* START *

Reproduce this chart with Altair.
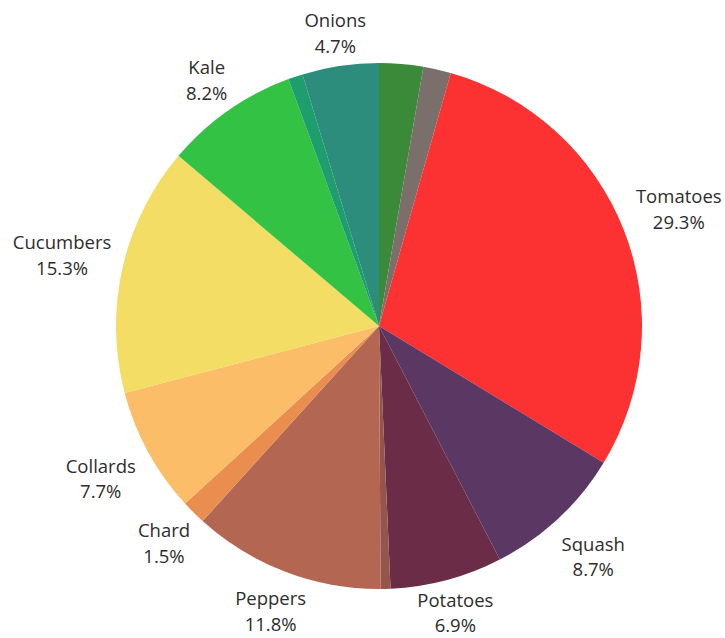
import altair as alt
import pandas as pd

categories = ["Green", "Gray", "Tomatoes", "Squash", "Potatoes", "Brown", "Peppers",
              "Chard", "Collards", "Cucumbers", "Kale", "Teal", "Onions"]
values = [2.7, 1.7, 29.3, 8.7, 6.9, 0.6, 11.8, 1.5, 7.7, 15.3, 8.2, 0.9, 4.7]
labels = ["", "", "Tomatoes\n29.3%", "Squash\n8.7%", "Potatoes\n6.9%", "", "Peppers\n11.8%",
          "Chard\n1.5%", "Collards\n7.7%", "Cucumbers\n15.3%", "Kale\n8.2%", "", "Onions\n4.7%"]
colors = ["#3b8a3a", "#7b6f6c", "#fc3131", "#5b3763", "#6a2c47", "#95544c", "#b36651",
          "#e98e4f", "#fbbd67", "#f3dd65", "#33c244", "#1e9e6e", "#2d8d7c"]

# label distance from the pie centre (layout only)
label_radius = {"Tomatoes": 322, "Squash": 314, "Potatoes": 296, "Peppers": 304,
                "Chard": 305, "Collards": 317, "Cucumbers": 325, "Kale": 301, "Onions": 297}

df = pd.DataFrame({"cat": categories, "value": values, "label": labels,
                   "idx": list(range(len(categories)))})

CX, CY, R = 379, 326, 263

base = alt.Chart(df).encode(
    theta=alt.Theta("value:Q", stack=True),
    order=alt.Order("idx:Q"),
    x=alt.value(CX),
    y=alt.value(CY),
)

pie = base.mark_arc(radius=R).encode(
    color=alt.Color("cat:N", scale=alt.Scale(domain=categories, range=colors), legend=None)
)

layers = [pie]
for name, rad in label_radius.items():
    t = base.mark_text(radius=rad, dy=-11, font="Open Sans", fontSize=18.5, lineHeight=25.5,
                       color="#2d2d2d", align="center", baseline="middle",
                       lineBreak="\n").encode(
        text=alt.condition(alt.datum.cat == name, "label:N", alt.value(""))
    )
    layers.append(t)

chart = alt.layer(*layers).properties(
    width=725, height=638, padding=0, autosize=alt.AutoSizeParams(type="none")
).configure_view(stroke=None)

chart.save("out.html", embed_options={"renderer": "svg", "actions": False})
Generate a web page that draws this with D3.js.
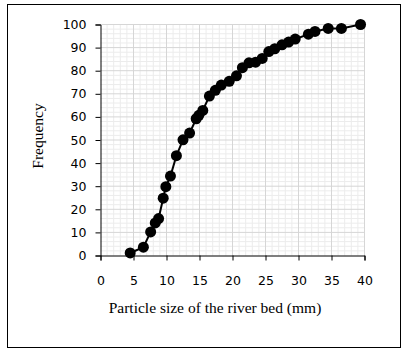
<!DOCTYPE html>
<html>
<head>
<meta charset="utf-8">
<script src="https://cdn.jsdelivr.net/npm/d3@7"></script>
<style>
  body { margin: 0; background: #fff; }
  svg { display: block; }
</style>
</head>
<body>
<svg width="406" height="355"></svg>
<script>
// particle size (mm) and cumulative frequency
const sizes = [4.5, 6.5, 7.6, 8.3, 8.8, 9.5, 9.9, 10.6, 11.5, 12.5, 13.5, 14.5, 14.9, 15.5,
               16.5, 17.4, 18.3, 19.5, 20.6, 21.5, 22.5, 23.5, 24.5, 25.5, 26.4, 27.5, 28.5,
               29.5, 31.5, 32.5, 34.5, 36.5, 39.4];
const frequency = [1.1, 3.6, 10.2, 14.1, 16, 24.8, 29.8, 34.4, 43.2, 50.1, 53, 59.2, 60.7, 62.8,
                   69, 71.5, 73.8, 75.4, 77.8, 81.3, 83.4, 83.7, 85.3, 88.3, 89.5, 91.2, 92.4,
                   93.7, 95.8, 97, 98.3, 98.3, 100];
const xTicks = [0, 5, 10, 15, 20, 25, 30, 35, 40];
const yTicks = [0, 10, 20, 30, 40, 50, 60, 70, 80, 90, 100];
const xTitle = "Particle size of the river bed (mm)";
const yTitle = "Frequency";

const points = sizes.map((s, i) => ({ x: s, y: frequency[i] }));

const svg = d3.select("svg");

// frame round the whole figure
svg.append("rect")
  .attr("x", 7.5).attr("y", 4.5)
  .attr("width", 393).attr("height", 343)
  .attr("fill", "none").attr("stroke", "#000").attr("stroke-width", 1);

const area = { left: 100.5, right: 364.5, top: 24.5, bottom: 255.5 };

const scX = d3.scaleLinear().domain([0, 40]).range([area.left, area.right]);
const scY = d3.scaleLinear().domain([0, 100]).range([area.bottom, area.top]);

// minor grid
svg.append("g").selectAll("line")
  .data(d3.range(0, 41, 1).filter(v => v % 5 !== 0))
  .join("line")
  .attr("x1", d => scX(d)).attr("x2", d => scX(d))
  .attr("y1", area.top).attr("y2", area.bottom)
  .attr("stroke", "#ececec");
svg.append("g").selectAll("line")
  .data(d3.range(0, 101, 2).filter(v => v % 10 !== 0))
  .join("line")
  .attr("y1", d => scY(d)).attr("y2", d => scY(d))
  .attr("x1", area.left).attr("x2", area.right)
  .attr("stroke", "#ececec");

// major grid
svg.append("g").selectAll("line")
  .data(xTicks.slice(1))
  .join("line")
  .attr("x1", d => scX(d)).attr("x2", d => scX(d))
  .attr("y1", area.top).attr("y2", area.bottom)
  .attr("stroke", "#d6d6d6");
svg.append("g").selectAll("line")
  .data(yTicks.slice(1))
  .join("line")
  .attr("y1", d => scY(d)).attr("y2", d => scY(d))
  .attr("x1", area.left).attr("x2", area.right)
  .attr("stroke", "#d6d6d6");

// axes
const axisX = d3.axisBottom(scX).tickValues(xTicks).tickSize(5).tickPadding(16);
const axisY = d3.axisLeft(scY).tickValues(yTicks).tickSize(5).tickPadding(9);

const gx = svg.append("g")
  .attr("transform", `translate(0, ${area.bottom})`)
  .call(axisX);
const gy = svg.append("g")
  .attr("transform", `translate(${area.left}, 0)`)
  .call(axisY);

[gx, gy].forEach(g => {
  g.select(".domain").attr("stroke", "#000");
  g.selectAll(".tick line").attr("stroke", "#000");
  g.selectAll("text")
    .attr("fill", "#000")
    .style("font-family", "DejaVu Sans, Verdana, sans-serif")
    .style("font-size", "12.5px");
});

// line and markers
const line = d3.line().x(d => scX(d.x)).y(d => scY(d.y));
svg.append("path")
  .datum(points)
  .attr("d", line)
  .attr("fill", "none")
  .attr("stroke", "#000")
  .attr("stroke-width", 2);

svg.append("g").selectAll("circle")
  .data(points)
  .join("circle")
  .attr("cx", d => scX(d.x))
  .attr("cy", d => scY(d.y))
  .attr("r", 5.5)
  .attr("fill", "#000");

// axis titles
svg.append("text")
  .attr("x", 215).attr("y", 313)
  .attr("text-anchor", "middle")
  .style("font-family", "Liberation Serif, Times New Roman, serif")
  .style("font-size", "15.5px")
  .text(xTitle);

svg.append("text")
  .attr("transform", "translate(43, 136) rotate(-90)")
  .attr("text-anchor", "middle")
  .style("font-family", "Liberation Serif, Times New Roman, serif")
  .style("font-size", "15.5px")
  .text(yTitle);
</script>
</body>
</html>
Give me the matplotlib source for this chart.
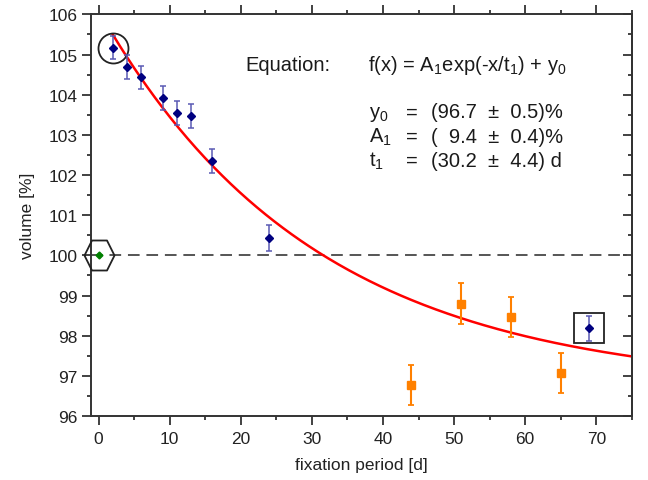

* END *

Transcribe each entry precisely as given, leaving the pictures out.

Solution to this task:
Reproduce this chart with Altair.
import altair as alt
import pandas as pd

categories = ["Green", "Gray", "Tomatoes", "Squash", "Potatoes", "Brown", "Peppers",
              "Chard", "Collards", "Cucumbers", "Kale", "Teal", "Onions"]
values = [2.7, 1.7, 29.3, 8.7, 6.9, 0.6, 11.8, 1.5, 7.7, 15.3, 8.2, 0.9, 4.7]
labels = ["", "", "Tomatoes\n29.3%", "Squash\n8.7%", "Potatoes\n6.9%", "", "Peppers\n11.8%",
          "Chard\n1.5%", "Collards\n7.7%", "Cucumbers\n15.3%", "Kale\n8.2%", "", "Onions\n4.7%"]
colors = ["#3b8a3a", "#7b6f6c", "#fc3131", "#5b3763", "#6a2c47", "#95544c", "#b36651",
          "#e98e4f", "#fbbd67", "#f3dd65", "#33c244", "#1e9e6e", "#2d8d7c"]

# label distance from the pie centre (layout only)
label_radius = {"Tomatoes": 322, "Squash": 314, "Potatoes": 296, "Peppers": 304,
                "Chard": 305, "Collards": 317, "Cucumbers": 325, "Kale": 301, "Onions": 297}

df = pd.DataFrame({"cat": categories, "value": values, "label": labels,
                   "idx": list(range(len(categories)))})

CX, CY, R = 379, 326, 263

base = alt.Chart(df).encode(
    theta=alt.Theta("value:Q", stack=True),
    order=alt.Order("idx:Q"),
    x=alt.value(CX),
    y=alt.value(CY),
)

pie = base.mark_arc(radius=R).encode(
    color=alt.Color("cat:N", scale=alt.Scale(domain=categories, range=colors), legend=None)
)

layers = [pie]
for name, rad in label_radius.items():
    t = base.mark_text(radius=rad, dy=-11, font="Open Sans", fontSize=18.5, lineHeight=25.5,
                       color="#2d2d2d", align="center", baseline="middle",
                       lineBreak="\n").encode(
        text=alt.condition(alt.datum.cat == name, "label:N", alt.value(""))
    )
    layers.append(t)

chart = alt.layer(*layers).properties(
    width=725, height=638, padding=0, autosize=alt.AutoSizeParams(type="none")
).configure_view(stroke=None)

chart.save("out.html", embed_options={"renderer": "svg", "actions": False})
Generate a web page that draws this with D3.js.
<!DOCTYPE html>
<html>
<head>
<meta charset="utf-8">
<script src="https://cdn.jsdelivr.net/npm/d3@7"></script>
<style>
  body { margin: 0; background: #fff; }
  svg { display: block; }
</style>
</head>
<body>
<svg width="406" height="355"></svg>
<script>
// particle size (mm) and cumulative frequency
const sizes = [4.5, 6.5, 7.6, 8.3, 8.8, 9.5, 9.9, 10.6, 11.5, 12.5, 13.5, 14.5, 14.9, 15.5,
               16.5, 17.4, 18.3, 19.5, 20.6, 21.5, 22.5, 23.5, 24.5, 25.5, 26.4, 27.5, 28.5,
               29.5, 31.5, 32.5, 34.5, 36.5, 39.4];
const frequency = [1.1, 3.6, 10.2, 14.1, 16, 24.8, 29.8, 34.4, 43.2, 50.1, 53, 59.2, 60.7, 62.8,
                   69, 71.5, 73.8, 75.4, 77.8, 81.3, 83.4, 83.7, 85.3, 88.3, 89.5, 91.2, 92.4,
                   93.7, 95.8, 97, 98.3, 98.3, 100];
const xTicks = [0, 5, 10, 15, 20, 25, 30, 35, 40];
const yTicks = [0, 10, 20, 30, 40, 50, 60, 70, 80, 90, 100];
const xTitle = "Particle size of the river bed (mm)";
const yTitle = "Frequency";

const points = sizes.map((s, i) => ({ x: s, y: frequency[i] }));

const svg = d3.select("svg");

// frame round the whole figure
svg.append("rect")
  .attr("x", 7.5).attr("y", 4.5)
  .attr("width", 393).attr("height", 343)
  .attr("fill", "none").attr("stroke", "#000").attr("stroke-width", 1);

const area = { left: 100.5, right: 364.5, top: 24.5, bottom: 255.5 };

const scX = d3.scaleLinear().domain([0, 40]).range([area.left, area.right]);
const scY = d3.scaleLinear().domain([0, 100]).range([area.bottom, area.top]);

// minor grid
svg.append("g").selectAll("line")
  .data(d3.range(0, 41, 1).filter(v => v % 5 !== 0))
  .join("line")
  .attr("x1", d => scX(d)).attr("x2", d => scX(d))
  .attr("y1", area.top).attr("y2", area.bottom)
  .attr("stroke", "#ececec");
svg.append("g").selectAll("line")
  .data(d3.range(0, 101, 2).filter(v => v % 10 !== 0))
  .join("line")
  .attr("y1", d => scY(d)).attr("y2", d => scY(d))
  .attr("x1", area.left).attr("x2", area.right)
  .attr("stroke", "#ececec");

// major grid
svg.append("g").selectAll("line")
  .data(xTicks.slice(1))
  .join("line")
  .attr("x1", d => scX(d)).attr("x2", d => scX(d))
  .attr("y1", area.top).attr("y2", area.bottom)
  .attr("stroke", "#d6d6d6");
svg.append("g").selectAll("line")
  .data(yTicks.slice(1))
  .join("line")
  .attr("y1", d => scY(d)).attr("y2", d => scY(d))
  .attr("x1", area.left).attr("x2", area.right)
  .attr("stroke", "#d6d6d6");

// axes
const axisX = d3.axisBottom(scX).tickValues(xTicks).tickSize(5).tickPadding(16);
const axisY = d3.axisLeft(scY).tickValues(yTicks).tickSize(5).tickPadding(9);

const gx = svg.append("g")
  .attr("transform", `translate(0, ${area.bottom})`)
  .call(axisX);
const gy = svg.append("g")
  .attr("transform", `translate(${area.left}, 0)`)
  .call(axisY);

[gx, gy].forEach(g => {
  g.select(".domain").attr("stroke", "#000");
  g.selectAll(".tick line").attr("stroke", "#000");
  g.selectAll("text")
    .attr("fill", "#000")
    .style("font-family", "DejaVu Sans, Verdana, sans-serif")
    .style("font-size", "12.5px");
});

// line and markers
const line = d3.line().x(d => scX(d.x)).y(d => scY(d.y));
svg.append("path")
  .datum(points)
  .attr("d", line)
  .attr("fill", "none")
  .attr("stroke", "#000")
  .attr("stroke-width", 2);

svg.append("g").selectAll("circle")
  .data(points)
  .join("circle")
  .attr("cx", d => scX(d.x))
  .attr("cy", d => scY(d.y))
  .attr("r", 5.5)
  .attr("fill", "#000");

// axis titles
svg.append("text")
  .attr("x", 215).attr("y", 313)
  .attr("text-anchor", "middle")
  .style("font-family", "Liberation Serif, Times New Roman, serif")
  .style("font-size", "15.5px")
  .text(xTitle);

svg.append("text")
  .attr("transform", "translate(43, 136) rotate(-90)")
  .attr("text-anchor", "middle")
  .style("font-family", "Liberation Serif, Times New Roman, serif")
  .style("font-size", "15.5px")
  .text(yTitle);
</script>
</body>
</html>
Give me the matplotlib source for this chart.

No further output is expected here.